> Instruction
For the listing that follows, give again exactly the lines from the one with "Clone this chart in Bokeh." to the one with "from bokeh.resources import INLINE", including both.

> Supplied records
»»

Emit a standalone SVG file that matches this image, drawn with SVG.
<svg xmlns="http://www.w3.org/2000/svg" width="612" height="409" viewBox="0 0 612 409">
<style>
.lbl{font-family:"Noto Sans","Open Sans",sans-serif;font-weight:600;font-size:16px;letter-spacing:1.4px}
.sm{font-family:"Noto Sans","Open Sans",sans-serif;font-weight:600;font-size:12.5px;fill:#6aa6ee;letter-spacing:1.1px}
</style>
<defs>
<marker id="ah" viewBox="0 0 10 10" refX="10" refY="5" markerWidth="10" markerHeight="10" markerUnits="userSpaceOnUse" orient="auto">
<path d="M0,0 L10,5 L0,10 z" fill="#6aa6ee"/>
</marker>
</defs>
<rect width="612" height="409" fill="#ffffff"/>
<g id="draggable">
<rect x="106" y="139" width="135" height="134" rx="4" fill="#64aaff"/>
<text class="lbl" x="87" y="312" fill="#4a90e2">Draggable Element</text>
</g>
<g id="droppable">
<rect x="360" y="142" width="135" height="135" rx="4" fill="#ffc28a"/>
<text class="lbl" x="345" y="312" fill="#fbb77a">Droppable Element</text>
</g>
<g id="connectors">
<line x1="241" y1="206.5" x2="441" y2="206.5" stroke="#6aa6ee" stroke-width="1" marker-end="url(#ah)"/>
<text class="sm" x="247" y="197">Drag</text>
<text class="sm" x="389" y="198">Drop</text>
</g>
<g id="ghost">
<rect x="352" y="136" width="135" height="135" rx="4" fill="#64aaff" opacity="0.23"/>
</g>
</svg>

««
»»

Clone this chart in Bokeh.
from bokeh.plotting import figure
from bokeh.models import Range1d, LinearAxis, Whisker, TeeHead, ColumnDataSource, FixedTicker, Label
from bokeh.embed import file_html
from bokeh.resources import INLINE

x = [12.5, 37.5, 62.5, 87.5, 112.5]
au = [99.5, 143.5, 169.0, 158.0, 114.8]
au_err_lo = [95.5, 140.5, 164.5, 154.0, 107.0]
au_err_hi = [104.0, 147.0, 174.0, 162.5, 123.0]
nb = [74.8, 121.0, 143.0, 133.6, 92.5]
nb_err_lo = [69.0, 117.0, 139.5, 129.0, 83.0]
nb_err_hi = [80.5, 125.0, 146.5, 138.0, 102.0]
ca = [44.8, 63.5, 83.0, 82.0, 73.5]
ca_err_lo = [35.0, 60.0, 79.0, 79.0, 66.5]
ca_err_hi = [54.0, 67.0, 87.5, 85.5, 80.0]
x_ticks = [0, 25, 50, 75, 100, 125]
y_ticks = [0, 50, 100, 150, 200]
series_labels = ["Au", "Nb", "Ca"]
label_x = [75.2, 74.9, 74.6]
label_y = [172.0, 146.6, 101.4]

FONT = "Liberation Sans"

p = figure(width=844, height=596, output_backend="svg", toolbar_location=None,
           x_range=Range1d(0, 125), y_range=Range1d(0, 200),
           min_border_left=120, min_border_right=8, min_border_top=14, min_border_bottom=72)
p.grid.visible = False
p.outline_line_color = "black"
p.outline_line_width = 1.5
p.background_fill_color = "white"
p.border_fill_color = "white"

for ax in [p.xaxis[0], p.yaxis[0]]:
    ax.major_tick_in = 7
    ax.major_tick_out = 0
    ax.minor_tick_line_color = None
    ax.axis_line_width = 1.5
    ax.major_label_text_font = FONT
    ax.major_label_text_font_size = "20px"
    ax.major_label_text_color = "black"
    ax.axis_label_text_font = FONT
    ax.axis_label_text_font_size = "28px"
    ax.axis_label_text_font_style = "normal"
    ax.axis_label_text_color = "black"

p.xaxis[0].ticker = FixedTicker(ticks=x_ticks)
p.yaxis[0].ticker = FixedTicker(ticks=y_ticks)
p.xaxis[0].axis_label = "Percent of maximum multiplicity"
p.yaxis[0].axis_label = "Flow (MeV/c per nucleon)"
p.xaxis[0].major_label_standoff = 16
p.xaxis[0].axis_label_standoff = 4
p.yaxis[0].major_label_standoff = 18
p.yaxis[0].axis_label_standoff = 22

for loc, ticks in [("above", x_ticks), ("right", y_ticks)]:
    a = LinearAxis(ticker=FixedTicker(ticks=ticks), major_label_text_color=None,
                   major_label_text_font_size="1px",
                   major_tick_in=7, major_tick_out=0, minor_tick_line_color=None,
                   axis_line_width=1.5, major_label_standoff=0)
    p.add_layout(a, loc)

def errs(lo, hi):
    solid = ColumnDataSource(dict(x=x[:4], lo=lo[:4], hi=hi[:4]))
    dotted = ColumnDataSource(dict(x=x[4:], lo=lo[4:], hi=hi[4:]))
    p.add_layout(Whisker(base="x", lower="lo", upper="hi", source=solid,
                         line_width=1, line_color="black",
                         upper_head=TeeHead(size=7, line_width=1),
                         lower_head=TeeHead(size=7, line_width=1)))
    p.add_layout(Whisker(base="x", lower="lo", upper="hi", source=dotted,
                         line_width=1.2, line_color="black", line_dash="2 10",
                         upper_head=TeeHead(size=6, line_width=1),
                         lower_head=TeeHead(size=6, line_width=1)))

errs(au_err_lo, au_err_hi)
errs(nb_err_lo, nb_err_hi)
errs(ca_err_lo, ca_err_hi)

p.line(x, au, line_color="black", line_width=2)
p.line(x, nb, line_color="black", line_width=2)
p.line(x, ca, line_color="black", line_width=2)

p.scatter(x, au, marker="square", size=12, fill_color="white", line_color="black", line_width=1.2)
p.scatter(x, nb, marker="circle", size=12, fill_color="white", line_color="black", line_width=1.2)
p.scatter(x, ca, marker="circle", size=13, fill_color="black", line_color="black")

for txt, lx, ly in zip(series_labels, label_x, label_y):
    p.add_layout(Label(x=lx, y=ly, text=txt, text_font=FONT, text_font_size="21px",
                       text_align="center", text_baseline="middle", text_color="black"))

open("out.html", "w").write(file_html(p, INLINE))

««
»»

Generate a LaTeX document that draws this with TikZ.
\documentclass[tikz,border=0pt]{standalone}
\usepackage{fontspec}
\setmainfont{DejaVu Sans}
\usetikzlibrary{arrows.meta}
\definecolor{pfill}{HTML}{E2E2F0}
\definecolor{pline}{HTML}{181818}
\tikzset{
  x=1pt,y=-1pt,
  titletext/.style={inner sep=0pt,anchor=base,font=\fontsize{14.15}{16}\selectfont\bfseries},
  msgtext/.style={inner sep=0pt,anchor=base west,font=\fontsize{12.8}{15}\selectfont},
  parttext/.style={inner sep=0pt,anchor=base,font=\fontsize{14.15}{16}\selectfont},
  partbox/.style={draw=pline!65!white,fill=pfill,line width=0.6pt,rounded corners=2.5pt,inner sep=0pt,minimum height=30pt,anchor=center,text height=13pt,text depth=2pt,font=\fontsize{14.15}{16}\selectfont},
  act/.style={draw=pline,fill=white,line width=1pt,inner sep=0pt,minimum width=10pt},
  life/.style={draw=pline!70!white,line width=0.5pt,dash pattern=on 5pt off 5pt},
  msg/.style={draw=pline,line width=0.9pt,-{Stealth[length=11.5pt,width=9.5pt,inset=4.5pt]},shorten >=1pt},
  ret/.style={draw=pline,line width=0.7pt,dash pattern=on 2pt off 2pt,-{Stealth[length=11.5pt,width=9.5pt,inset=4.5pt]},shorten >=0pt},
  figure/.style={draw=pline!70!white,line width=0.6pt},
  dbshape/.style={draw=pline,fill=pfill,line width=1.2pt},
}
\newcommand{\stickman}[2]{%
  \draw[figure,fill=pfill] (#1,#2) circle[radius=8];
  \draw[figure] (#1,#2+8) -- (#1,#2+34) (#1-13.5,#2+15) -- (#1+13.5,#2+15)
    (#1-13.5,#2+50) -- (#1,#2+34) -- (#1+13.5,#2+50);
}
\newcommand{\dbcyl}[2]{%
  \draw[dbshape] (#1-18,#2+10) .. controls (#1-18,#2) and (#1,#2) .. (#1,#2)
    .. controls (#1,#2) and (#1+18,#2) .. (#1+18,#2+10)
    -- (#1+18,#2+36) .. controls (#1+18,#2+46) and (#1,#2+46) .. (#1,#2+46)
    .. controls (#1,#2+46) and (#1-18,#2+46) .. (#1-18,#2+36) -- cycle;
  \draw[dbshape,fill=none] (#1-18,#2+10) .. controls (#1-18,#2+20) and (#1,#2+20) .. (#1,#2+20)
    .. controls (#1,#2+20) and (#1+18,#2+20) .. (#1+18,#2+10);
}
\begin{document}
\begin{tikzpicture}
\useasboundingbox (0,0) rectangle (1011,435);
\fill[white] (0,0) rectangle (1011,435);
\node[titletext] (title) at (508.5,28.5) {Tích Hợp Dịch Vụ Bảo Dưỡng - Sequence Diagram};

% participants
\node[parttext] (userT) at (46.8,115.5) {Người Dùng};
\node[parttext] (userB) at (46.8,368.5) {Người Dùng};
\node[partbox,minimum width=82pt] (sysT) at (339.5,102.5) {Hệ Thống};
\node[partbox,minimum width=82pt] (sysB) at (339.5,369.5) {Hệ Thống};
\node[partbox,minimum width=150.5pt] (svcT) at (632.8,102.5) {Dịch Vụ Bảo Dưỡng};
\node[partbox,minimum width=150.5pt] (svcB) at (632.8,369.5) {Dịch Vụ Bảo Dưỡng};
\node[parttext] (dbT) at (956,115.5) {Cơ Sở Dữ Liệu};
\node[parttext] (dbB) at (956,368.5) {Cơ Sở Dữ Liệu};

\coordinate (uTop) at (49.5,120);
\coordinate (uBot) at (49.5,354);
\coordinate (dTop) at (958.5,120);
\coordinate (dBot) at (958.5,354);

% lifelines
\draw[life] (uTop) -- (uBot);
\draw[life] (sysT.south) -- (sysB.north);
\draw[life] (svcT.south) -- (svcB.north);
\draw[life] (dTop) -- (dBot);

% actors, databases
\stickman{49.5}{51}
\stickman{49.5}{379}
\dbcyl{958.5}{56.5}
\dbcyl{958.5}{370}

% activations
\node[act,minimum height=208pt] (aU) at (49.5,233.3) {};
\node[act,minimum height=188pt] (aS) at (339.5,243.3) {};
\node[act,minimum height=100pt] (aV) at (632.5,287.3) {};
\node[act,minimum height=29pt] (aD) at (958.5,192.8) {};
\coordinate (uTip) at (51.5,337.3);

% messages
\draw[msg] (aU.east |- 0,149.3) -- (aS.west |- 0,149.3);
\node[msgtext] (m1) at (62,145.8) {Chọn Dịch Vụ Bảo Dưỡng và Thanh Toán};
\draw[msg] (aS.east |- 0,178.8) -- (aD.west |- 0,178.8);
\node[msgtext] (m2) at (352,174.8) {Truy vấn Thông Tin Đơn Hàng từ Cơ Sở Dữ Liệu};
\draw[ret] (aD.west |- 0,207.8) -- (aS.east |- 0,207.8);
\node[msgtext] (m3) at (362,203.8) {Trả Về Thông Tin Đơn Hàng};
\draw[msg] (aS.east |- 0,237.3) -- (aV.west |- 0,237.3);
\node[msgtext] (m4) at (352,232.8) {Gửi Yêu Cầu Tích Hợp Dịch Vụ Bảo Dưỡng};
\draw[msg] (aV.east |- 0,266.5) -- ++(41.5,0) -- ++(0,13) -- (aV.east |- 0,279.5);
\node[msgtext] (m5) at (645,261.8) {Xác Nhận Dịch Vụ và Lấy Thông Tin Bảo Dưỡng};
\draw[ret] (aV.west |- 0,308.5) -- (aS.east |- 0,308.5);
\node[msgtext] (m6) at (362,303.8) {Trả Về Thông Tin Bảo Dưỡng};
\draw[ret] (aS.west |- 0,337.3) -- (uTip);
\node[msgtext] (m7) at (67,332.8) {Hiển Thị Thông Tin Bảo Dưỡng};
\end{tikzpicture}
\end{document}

««

> Result for this task
Clone this chart in Bokeh.
from bokeh.plotting import figure
from bokeh.models import Range1d, LinearAxis, Whisker, TeeHead, ColumnDataSource, FixedTicker, Label
from bokeh.embed import file_html
from bokeh.resources import INLINE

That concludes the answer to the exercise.